The Cole Eye Institute is also testing several experimental treatments for AMD for patients who qualify for these studies:
- Anti-angiogenesis medications - There are several drugs that prevent the growth of abnormal blood vessels currently being tested.
- Surgery to remove abnormal blood vessels and blood - The surgeon may use a genetically engineered enzyme called tissue plasminogen activator (t-PA) to dissolve any blood clots under the macula.
- Macular translocation - This new procedure may be performed if there are abnormal blood vessels directly under the center of the macula, where a laser beam cannot be placed safely. Here, the surgeon rotates the retina away from the abnormal blood vessels to an area that is healthy, thus preventing the formation of scar tissue and further damage to the retina. Then, laser therapy is used to treat the abnormal blood vessels.
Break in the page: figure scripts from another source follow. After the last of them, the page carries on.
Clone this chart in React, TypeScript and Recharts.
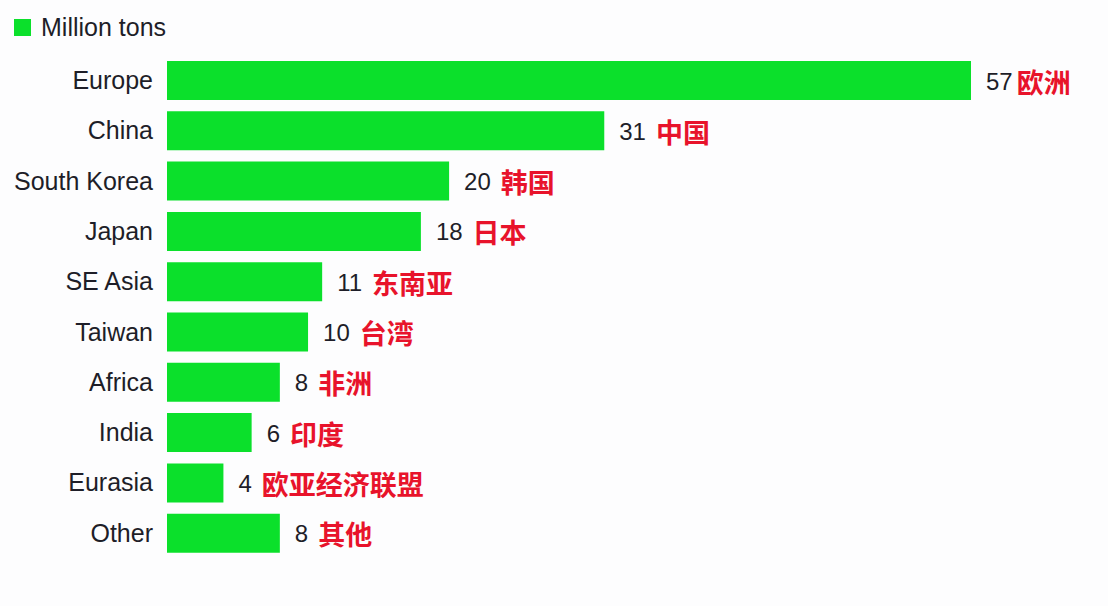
import React from "react";
import { BarChart, Bar, XAxis, YAxis, LabelList } from "recharts";

const categories = ["Europe", "China", "South Korea", "Japan", "SE Asia", "Taiwan", "Africa", "India", "Eurasia", "Other"];
const values = [57, 31, 20, 18, 11, 10, 8, 6, 4, 8];
const cnLabels = ["欧洲", "中国", "韩国", "日本", "东南亚", "台湾", "非洲", "印度", "欧亚经济联盟", "其他"];
const seriesName = "Million tons";

const data = categories.map((c, i) => ({ name: c, value: values[i], cn: cnLabels[i] }));

const GREEN = "#0be02b";
const RED = "#e8132b";
const TEXT = "#1e1e28";
const FONT = "'Liberation Sans', Arial, Helvetica, sans-serif";
const CJK = "'Noto Sans CJK SC', sans-serif";

const renderLabel = (props: any) => {
  const { x, y, width, height, value, index } = props;
  return (
    <text x={x + width + 15} y={y + height / 2} dominantBaseline="central" fontFamily={FONT} fontSize={24} fill={TEXT}>
      <tspan>{value}</tspan>
      <tspan dx={index === 0 ? 4 : 10} fill={RED} fontFamily={CJK} fontWeight="bold" fontSize={27}>
        {cnLabels[index]}
      </tspan>
    </text>
  );
};

export default function App() {
  return (
    <div style={{ position: "absolute", left: 0, top: 0, width: 1108, height: 606, background: "#fdfdfe" }}>
      <div
        style={{
          position: "absolute",
          left: 14,
          top: 13,
          display: "flex",
          alignItems: "center",
          fontFamily: FONT,
          fontSize: 25,
          color: TEXT,
          zIndex: 2,
        }}
      >
        <span style={{ display: "inline-block", width: 17, height: 17, background: GREEN, marginRight: 10 }} />
        <span>{seriesName}</span>
      </div>
      <BarChart
        width={1108}
        height={606}
        data={data}
        layout="vertical"
        margin={{ top: 55, right: 137, bottom: 48, left: 0 }}
      >
        <XAxis type="number" domain={[0, 57]} hide />
        <YAxis
          type="category"
          dataKey="name"
          width={167}
          axisLine={false}
          tickLine={false}
          tickMargin={8}
          tick={{ fontFamily: FONT, fontSize: 25, fill: TEXT }}
          interval={0}
        />
        <Bar dataKey="value" name={seriesName} fill={GREEN} barSize={39} isAnimationActive={false}>
          <LabelList dataKey="value" content={renderLabel} />
        </Bar>
      </BarChart>
    </div>
  );
}
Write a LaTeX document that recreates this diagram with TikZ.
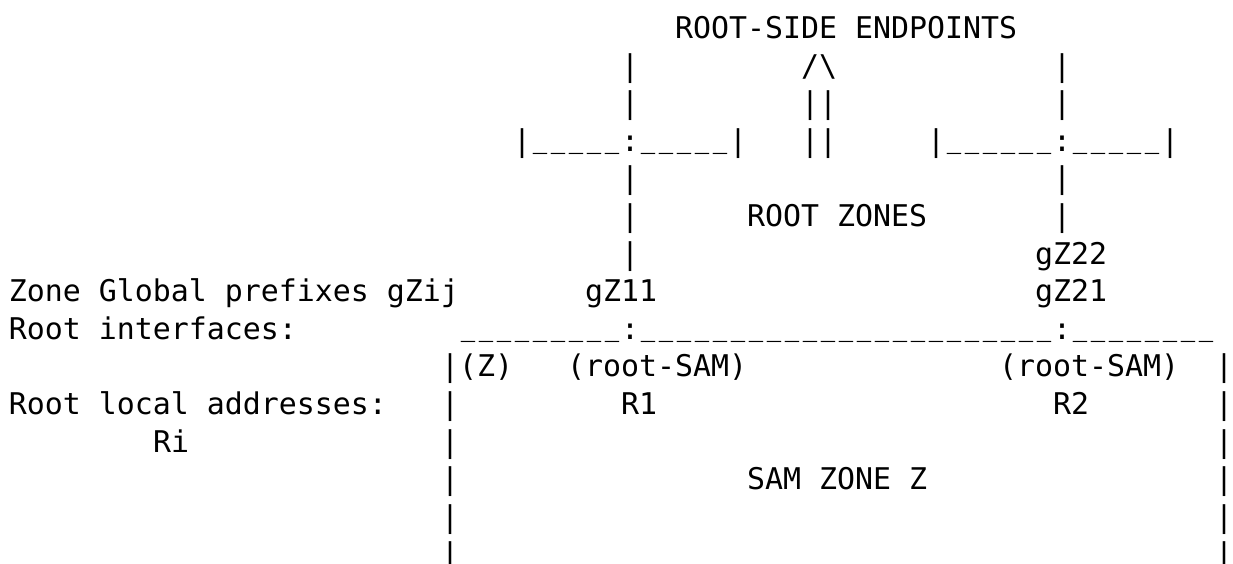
\documentclass[tikz,border=0pt]{standalone}
\usepackage{fontspec}
\usepackage{graphicx}
\setmonofont{DejaVu Sans Mono}

% one underscore cell, drawn a little narrower than the cell so runs stay dashed
\newcommand\usc{\makebox[18pt]{\raisebox{4pt}{\scalebox{0.8}[1]{\_}}}}
\ExplSyntaxOn
\cs_new_eq:NN \reprun \prg_replicate:nn
\ExplSyntaxOff

\begin{document}
\begin{tikzpicture}[x=1pt,y=1pt,
  txt/.style={anchor=base west, inner sep=0pt, outer sep=0pt,
    font=\ttfamily\fontsize{29.9}{37.6}\selectfont, text=black}]
\fill[white] (0,0) rectangle (1233,-563);
\useasboundingbox (0,0) rectangle (1233,-563);

% character grid: column c, row r
\begin{scope}[shift={(9pt,-38.5pt)}, x=18pt, y=-37.6pt]
  % root side
  \node[txt] (title) at (37,0) {ROOT-SIDE ENDPOINTS};
  \node[txt] (lup1) at (34,1) {|};
  \node[txt] (arrowhead) at (44,1) {/\textbackslash};
  \node[txt] (rup1) at (58,1) {|};
  \node[txt] (lup2) at (34,2) {|};
  \node[txt] (shaftA) at (44,2) {||};
  \node[txt] (rup2) at (58,2) {|};
  \node[txt] (lbar) at (28,3) {|\reprun{5}{\usc}:\reprun{5}{\usc}|};
  \node[txt] (shaftB) at (44,3) {||};
  \node[txt] (rbar) at (51,3) {|\reprun{6}{\usc}:\reprun{5}{\usc}|};
  \node[txt] (ldn1) at (34,4) {|};
  \node[txt] (rdn1) at (58,4) {|};
  \node[txt] (ldn2) at (34,5) {|};
  \node[txt] (rootzones) at (41,5) {ROOT ZONES};
  \node[txt] (rdn2) at (58,5) {|};
  \node[txt] (ldn3) at (34,6) {|};
  \node[txt] (gz22) at (57,6) {gZ22};

  % prefixes and interfaces
  \node[txt] (lblprefix) at (0,7) {Zone Global prefixes gZij};
  \node[txt] (gz11) at (32,7) {gZ11};
  \node[txt] (gz21) at (57,7) {gZ21};
  \node[txt] (lblif) at (0,8) {Root interfaces:};
  \node[txt] (ifline) at (25,8) {\reprun{9}{\usc}:\reprun{23}{\usc}:\reprun{8}{\usc}};

  % SAM zone box
  \node[txt] (zl9) at (24,9) {|(Z)};
  \node[txt] (rsamA) at (31,9) {(root-SAM)};
  \node[txt] (rsamB) at (55,9) {(root-SAM)};
  \node[txt] (zr9) at (67,9) {|};
  \node[txt] (lbladdr) at (0,10) {Root local addresses:};
  \node[txt] (rA) at (34,10) {R1};
  \node[txt] (rB) at (58,10) {R2};
  \node[txt] (lblri) at (8,11) {Ri};
  \node[txt] (samzone) at (41,12) {SAM ZONE Z};
  \foreach \r in {10,...,14} {
    \node[txt] (zl\r) at (24,\r) {|};
    \node[txt] (zr\r) at (67,\r) {|};
  }
\end{scope}
\end{tikzpicture}
\end{document}
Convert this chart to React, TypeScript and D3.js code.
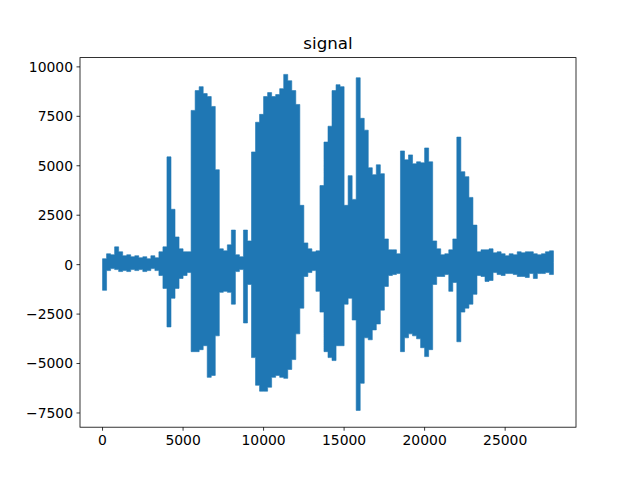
import React from 'react';
import * as d3 from 'd3';

const TOTAL_SAMPLES = 28000;
const BIN = 250;
const title = 'signal';

// Envelope of the waveform (max / min per 250-sample window).
// The last entry is the signal's end point at sample 28000.
const upper = [
  300, 550, 500, 900, 650, 450, 500, 400, 450, 350,
  400, 300, 450, 350, 650, 900, 5450, 2800, 1400, 800,
  650, 650, 7800, 8800, 9000, 8650, 8500, 8000, 4800, 800,
  700, 1000, 1750, 500, 400, 1750, 1200, 5700, 7200, 7600,
  8500, 8700, 8500, 8600, 8900, 9620, 9300, 8800, 8100, 3000,
  1100, 800, 650, 700, 4000, 6200, 7000, 8800, 9100, 9000,
  3000, 4500, 3300, 9450, 7400, 6800, 4900, 4550, 5050, 4600,
  1300, 750, 750, 550, 5750, 5300, 5550, 5100, 5200, 5150,
  5900, 5200, 1200, 800, 500, 550, 750, 1300, 6450, 4700,
  4450, 3400, 2000, 650, 750, 750, 800, 600, 650, 550,
  450, 550, 500, 650, 600, 650, 650, 550, 500, 550,
  650, 700, 650,
];

const lower = [
  -1300, -300, -200, -250, -350, -300, -350, -250, -300, -250,
  -350, -300, -200, -300, -550, -1200, -3150, -1700, -1200, -700,
  -550, -400, -4400, -4400, -4300, -4100, -5700, -5600, -3600, -1400,
  -1350, -1400, -2000, -350, -250, -2950, -1000, -4700, -6100, -6400,
  -6400, -6200, -5700, -5600, -5700, -5750, -5300, -4800, -3500, -2200,
  -600, -400, -300, -1350, -2400, -4400, -4700, -4850, -4100, -4100,
  -2000, -1700, -2800, -7370, -6000, -3700, -3800, -3300, -3000, -2300,
  -1100, -550, -500, -450, -4400, -3700, -3500, -3600, -3750, -4200,
  -4650, -4300, -1000, -600, -600, -500, -1350, -900, -3900, -2400,
  -2200, -2000, -1500, -550, -600, -850, -800, -400, -500, -550,
  -450, -450, -500, -600, -600, -650, -450, -700, -450, -450,
  -400, -500, 100,
];

const xTickValues = [0, 5000, 10000, 15000, 20000, 25000];
const yTickValues = [-7500, -5000, -2500, 0, 2500, 5000, 7500, 10000];

const fmt = (v: number) => String(v).replace('-', '\u2212');

export default function App() {
  const W = 640;
  const H = 480;
  const left = 80;
  const right = 576;
  const top = 57.6;
  const bottom = 427.2;
  const color = '#1f77b4';
  const font = 'DejaVu Sans, sans-serif';

  const n = upper.length;
  const xs = upper.map((_, i) => Math.min(i * BIN, TOTAL_SAMPLES));
  const xPad = 0.05 * TOTAL_SAMPLES;
  const x = d3.scaleLinear().domain([-xPad, TOTAL_SAMPLES + xPad]).range([left, right]);
  const ymin = d3.min(lower) as number;
  const ymax = d3.max(upper) as number;
  const yPad = 0.05 * (ymax - ymin);
  const y = d3.scaleLinear().domain([ymin - yPad, ymax + yPad]).range([bottom, top]);

  const idx = d3.range(n);
  const area = d3
    .area<number>()
    .x((i) => x(xs[i]))
    .y0((i) => y(lower[i]))
    .y1((i) => y(upper[i]))
    .curve(d3.curveStepAfter);

  return (
    <svg
      width={W}
      height={H}
      viewBox={`0 0 ${W} ${H}`}
      style={{ position: 'absolute', left: 0, top: 0, background: '#fff' }}
      fontFamily={font}
    >
      <rect x={0} y={0} width={W} height={H} fill="#fff" />
      <path d={area(idx) ?? ''} fill={color} stroke={color} strokeWidth={0.6} strokeLinejoin="round" />
      <rect
        x={left}
        y={top}
        width={right - left}
        height={bottom - top}
        fill="none"
        stroke="#000"
        strokeWidth={0.8}
      />
      {xTickValues.map((t) => (
        <g key={`x${t}`} transform={`translate(${x(t)},${bottom})`}>
          <line y1={0} y2={3.5} stroke="#000" strokeWidth={0.8} />
          <text y={17.5} textAnchor="middle" fontSize={13.9} fill="#000">
            {fmt(t)}
          </text>
        </g>
      ))}
      {yTickValues.map((t) => (
        <g key={`y${t}`} transform={`translate(${left},${y(t)})`}>
          <line x1={0} x2={-3.5} stroke="#000" strokeWidth={0.8} />
          <text x={-7} dy="0.35em" textAnchor="end" fontSize={13.9} fill="#000">
            {fmt(t)}
          </text>
        </g>
      ))}
      <text x={(left + right) / 2} y={top - 8.3} textAnchor="middle" fontSize={16.7} fill="#000">
        {title}
      </text>
    </svg>
  );
}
What can I expect after macular surgery?
After the surgeon removes the abnormal blood vessels or moves the retina, an air bubble is placed in the eye so the retina can heal properly. The patient must remain in certain positions (e.g. upright, laying down or sitting to one side) for several days following macular surgery, until the body has absorbed the air bubble.
Once the doctor can examine the eye after macular surgery, they may order another angiogram to make sure there are no additional areas of blood leakage. If any problem areas are observed, the doctor may perform additional laser treatment.
As the eye continues to heal over the next three to six weeks following macular surgery, you are treated with eye drops to reduce inflammation, keep the eye comfortable and prevent infection. Once the eye has healed, you are fitted for glasses and any necessary low-vision aids.
Can surgery help if I'm legally blind?
Depending upon the cause of legal blindness, it is possible that surgery may help. If recent bleeding or leakage under the retina has resulted in legal blindness, surgery can be considered.
Can I have surgery if lasers were used as a prior treatment?
Because bleeding or leakage may occur beneath the retina even following the laser treatment, it is possible that surgery can help.
Are there any side effects?
Rare complications may include infection, elevation of pressure in the eye (glaucoma) or damage to structures in the eye including the acceleration of clouding of the lens (cataract). In very rare instances, retinal detachment or severe loss of vision may occur.
I have other medical conditions. Can I still have surgery?
As long as you can maintain a face-down position for several days following the surgery and you are not prone to excessive bleeding during surgery, other medical conditions or age should not be a factor if you are considered an appropriate candidate for surgery. Your Cole Eye Institute vitreoretinal specialist will work closely with your other doctors to be certain that your other medical conditions are treated and controlled as best as possible before, during and after surgery.